━━━━━ SOURCE MATERIAL ━━━━━
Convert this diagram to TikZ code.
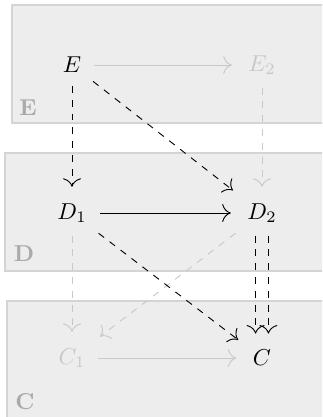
\documentclass[tikz,border=0pt]{standalone}
\usetikzlibrary{arrows.meta}
\definecolor{boxfill}{HTML}{EDEDED}
\definecolor{boxline}{HTML}{D4D4D4}
\definecolor{faint}{HTML}{C8C8C8}
\definecolor{lbl}{HTML}{AAAAAA}
\tikzset{
  region/.style={draw=boxline, fill=boxfill, line width=0.5pt},
  obj/.style={inner sep=3pt},
  ghost/.style={inner sep=3pt, text=faint},
  regionlabel/.style={text=lbl, font=\bfseries},
  arrbase/.style={-{To[scale=1.5]}, shorten <=2.5pt, shorten >=4pt},
  mainarr/.style={arrbase, black},
  dasharr/.style={arrbase, dashed, black},
  ghostarr/.style={arrbase, faint},
  ghostdash/.style={arrbase, dashed, faint}
}
\begin{document}
\begin{tikzpicture}[x=0.4348pt, y=-0.4348pt]
\useasboundingbox (0,0) rectangle (322,417);
\clip (0,0) rectangle (322,417);
\fill[white] (0,0) rectangle (322,417);
% regions
\draw[region] (12,5) rectangle (345,123);
\draw[region] (5,153) rectangle (345,271);
\draw[region] (7,301) rectangle (345,430);
\node[regionlabel] (lE) at (28,108) {E};
\node[regionlabel] (lD) at (24,254) {D};
\node[regionlabel] (lC) at (25,402) {C};
% objects
\node[obj] (E) at (72,65) {$E$};
\node[ghost] (E2) at (262,65) {$E_2$};
\node[obj] (D1) at (72,213) {$D_1$};
\node[obj] (D2) at (262,213) {$D_2$};
\node[ghost] (C1) at (72,358) {$C_1$};
\node[obj] (C) at (262,358) {$C$};
% arrows
\draw[ghostarr] (E) -- (E2);
\draw[ghostarr] (C1) -- (C);
\draw[mainarr] (D1) -- (D2);
\draw[dasharr] (E) -- (D1);
\draw[dasharr] (E) -- (D2);
\draw[ghostdash] (E2) -- (D2);
\draw[ghostdash] (D1) -- (C1);
\draw[ghostdash] (D2) -- (C1);
\draw[dasharr] (D1) -- (C);
\draw[dasharr] ([xshift=-2.8pt]D2.south) -- ([xshift=-2.8pt]C.north);
\draw[dasharr] ([xshift=2.8pt]D2.south) -- ([xshift=2.8pt]C.north);
\end{tikzpicture}
\end{document}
━━━━━
:: GIVEN INSTRUCTION ::
Write out the data precisely as given, excluding the pictures.

:: TASK RESPONSE ::
Convert this diagram to TikZ code.
\documentclass[tikz,border=0pt]{standalone}
\usetikzlibrary{arrows.meta}
\definecolor{boxfill}{HTML}{EDEDED}
\definecolor{boxline}{HTML}{D4D4D4}
\definecolor{faint}{HTML}{C8C8C8}
\definecolor{lbl}{HTML}{AAAAAA}
\tikzset{
  region/.style={draw=boxline, fill=boxfill, line width=0.5pt},
  obj/.style={inner sep=3pt},
  ghost/.style={inner sep=3pt, text=faint},
  regionlabel/.style={text=lbl, font=\bfseries},
  arrbase/.style={-{To[scale=1.5]}, shorten <=2.5pt, shorten >=4pt},
  mainarr/.style={arrbase, black},
  dasharr/.style={arrbase, dashed, black},
  ghostarr/.style={arrbase, faint},
  ghostdash/.style={arrbase, dashed, faint}
}
\begin{document}
\begin{tikzpicture}[x=0.4348pt, y=-0.4348pt]
\useasboundingbox (0,0) rectangle (322,417);
\clip (0,0) rectangle (322,417);
\fill[white] (0,0) rectangle (322,417);
% regions
\draw[region] (12,5) rectangle (345,123);
\draw[region] (5,153) rectangle (345,271);
\draw[region] (7,301) rectangle (345,430);
\node[regionlabel] (lE) at (28,108) {E};
\node[regionlabel] (lD) at (24,254) {D};
\node[regionlabel] (lC) at (25,402) {C};
% objects
\node[obj] (E) at (72,65) {$E$};
\node[ghost] (E2) at (262,65) {$E_2$};
\node[obj] (D1) at (72,213) {$D_1$};
\node[obj] (D2) at (262,213) {$D_2$};
\node[ghost] (C1) at (72,358) {$C_1$};
\node[obj] (C) at (262,358) {$C$};
% arrows
\draw[ghostarr] (E) -- (E2);
\draw[ghostarr] (C1) -- (C);
\draw[mainarr] (D1) -- (D2);
\draw[dasharr] (E) -- (D1);
\draw[dasharr] (E) -- (D2);
\draw[ghostdash] (E2) -- (D2);
\draw[ghostdash] (D1) -- (C1);
\draw[ghostdash] (D2) -- (C1);
\draw[dasharr] (D1) -- (C);
\draw[dasharr] ([xshift=-2.8pt]D2.south) -- ([xshift=-2.8pt]C.north);
\draw[dasharr] ([xshift=2.8pt]D2.south) -- ([xshift=2.8pt]C.north);
\end{tikzpicture}
\end{document}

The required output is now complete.